◆ WRITTEN TASK ◆
Search the records for the word "chart" and pick out every line that has it.

◆ Items listed in a dataset ◆
»»
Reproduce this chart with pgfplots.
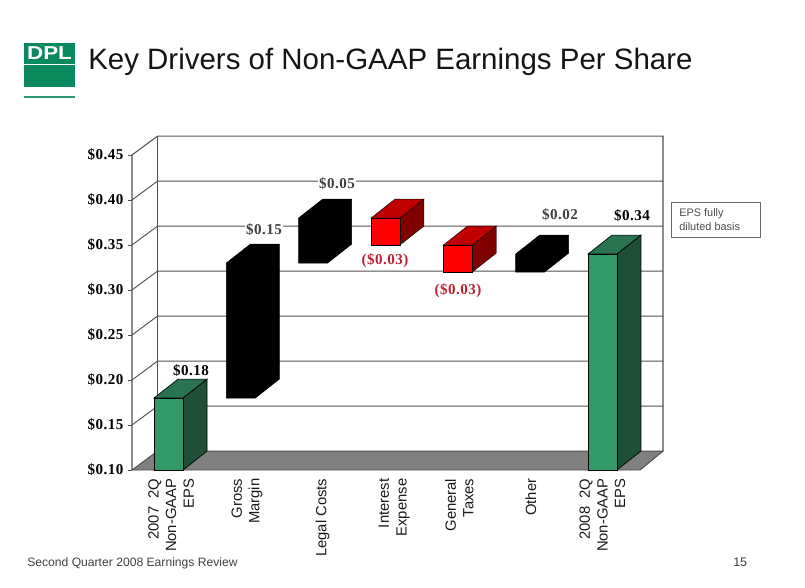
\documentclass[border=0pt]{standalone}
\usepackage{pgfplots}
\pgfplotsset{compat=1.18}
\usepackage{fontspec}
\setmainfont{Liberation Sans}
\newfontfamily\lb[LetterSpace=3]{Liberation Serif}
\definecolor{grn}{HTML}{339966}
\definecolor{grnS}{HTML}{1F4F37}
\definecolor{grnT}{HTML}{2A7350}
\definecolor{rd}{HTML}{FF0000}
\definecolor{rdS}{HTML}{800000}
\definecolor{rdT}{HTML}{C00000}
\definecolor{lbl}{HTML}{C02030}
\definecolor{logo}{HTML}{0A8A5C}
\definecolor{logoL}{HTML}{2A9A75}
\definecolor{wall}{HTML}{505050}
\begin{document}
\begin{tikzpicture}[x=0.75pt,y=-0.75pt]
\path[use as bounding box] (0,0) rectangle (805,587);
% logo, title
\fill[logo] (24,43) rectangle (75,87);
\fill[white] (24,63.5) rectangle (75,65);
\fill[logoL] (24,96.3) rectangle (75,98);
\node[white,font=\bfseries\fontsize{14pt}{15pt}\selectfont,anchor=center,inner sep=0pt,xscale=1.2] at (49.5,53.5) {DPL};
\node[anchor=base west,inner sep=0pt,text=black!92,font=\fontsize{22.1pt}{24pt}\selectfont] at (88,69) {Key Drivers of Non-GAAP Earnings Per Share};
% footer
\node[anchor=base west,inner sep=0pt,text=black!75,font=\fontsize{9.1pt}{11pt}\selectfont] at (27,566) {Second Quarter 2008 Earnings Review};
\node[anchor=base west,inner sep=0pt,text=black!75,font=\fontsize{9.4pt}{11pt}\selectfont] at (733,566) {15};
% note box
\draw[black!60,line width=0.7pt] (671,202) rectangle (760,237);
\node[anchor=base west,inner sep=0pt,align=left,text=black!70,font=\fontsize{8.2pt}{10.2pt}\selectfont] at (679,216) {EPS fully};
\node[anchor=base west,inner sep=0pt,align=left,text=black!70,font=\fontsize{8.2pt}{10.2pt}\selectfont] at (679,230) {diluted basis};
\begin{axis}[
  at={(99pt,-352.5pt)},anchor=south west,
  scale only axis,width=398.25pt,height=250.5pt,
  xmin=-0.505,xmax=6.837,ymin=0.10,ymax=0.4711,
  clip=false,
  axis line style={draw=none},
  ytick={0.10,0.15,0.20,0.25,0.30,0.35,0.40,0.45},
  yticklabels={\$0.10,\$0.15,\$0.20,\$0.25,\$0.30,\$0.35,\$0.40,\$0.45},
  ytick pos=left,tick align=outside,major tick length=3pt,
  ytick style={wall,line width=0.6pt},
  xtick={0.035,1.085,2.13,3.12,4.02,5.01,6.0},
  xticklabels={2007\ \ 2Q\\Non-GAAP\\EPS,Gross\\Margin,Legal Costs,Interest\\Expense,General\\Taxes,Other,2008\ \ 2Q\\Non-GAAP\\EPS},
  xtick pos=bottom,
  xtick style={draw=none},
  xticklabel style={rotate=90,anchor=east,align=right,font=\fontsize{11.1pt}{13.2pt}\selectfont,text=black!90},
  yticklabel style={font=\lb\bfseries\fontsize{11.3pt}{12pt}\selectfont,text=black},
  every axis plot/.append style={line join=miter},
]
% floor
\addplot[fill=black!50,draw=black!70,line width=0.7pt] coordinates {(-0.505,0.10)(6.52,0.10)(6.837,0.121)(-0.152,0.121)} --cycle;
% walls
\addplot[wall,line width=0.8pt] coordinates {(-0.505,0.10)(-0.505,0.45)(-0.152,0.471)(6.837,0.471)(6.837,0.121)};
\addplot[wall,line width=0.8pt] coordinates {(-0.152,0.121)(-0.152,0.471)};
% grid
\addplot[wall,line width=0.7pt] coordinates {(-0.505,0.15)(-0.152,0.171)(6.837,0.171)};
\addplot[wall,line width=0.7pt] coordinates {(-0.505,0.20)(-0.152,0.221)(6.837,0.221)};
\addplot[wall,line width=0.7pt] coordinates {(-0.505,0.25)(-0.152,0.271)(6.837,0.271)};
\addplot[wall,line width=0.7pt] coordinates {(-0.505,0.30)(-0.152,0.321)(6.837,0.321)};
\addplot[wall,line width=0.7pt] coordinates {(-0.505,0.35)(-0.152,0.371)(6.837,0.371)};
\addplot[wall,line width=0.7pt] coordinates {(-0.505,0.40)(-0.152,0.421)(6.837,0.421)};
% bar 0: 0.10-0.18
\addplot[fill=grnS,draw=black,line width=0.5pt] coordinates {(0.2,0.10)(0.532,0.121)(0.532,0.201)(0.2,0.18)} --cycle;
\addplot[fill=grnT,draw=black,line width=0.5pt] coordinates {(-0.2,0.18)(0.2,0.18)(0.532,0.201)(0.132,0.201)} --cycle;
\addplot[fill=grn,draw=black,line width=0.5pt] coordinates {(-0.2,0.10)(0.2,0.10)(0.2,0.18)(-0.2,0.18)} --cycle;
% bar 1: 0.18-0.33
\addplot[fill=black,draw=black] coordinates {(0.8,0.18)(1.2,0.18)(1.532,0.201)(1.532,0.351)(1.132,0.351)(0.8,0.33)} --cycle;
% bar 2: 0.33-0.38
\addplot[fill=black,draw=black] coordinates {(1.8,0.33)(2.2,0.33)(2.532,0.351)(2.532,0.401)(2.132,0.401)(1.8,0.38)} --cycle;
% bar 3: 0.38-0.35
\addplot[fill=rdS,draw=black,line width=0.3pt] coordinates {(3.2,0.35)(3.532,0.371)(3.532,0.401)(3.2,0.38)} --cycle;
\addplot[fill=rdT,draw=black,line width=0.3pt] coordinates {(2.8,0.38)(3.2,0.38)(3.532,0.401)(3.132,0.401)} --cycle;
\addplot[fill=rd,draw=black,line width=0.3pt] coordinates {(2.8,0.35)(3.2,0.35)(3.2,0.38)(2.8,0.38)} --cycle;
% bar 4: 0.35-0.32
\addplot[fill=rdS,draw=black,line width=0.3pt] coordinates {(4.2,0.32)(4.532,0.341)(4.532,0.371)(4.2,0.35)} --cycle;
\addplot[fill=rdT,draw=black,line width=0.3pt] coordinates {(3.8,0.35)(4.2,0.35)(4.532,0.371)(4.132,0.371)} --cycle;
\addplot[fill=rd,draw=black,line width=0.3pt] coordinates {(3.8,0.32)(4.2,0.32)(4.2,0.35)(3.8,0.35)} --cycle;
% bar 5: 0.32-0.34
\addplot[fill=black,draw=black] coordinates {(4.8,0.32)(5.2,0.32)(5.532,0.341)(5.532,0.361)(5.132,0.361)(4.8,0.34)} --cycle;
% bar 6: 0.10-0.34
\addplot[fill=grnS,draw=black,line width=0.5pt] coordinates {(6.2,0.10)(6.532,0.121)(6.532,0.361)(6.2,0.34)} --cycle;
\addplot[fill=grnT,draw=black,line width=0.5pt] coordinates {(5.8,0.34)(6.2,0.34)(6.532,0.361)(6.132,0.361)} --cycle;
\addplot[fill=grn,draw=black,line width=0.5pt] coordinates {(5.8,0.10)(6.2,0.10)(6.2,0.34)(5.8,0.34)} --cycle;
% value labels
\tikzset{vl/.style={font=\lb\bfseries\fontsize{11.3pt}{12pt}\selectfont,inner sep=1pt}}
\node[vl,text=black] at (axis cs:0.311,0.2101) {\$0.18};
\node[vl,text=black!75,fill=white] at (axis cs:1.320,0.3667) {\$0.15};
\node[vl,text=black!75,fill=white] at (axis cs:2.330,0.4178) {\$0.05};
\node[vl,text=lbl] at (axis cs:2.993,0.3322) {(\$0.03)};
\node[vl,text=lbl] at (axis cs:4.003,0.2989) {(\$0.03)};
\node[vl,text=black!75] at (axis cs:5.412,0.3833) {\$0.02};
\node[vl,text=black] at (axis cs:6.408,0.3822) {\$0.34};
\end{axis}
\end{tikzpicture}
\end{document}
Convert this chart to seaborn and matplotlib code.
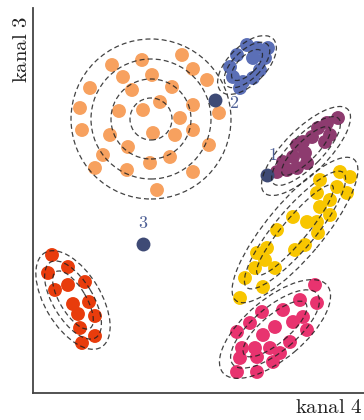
««
◆ ANSWER TO THE TASK ◆
Reproduce this chart with pgfplots.
Convert this chart to seaborn and matplotlib code.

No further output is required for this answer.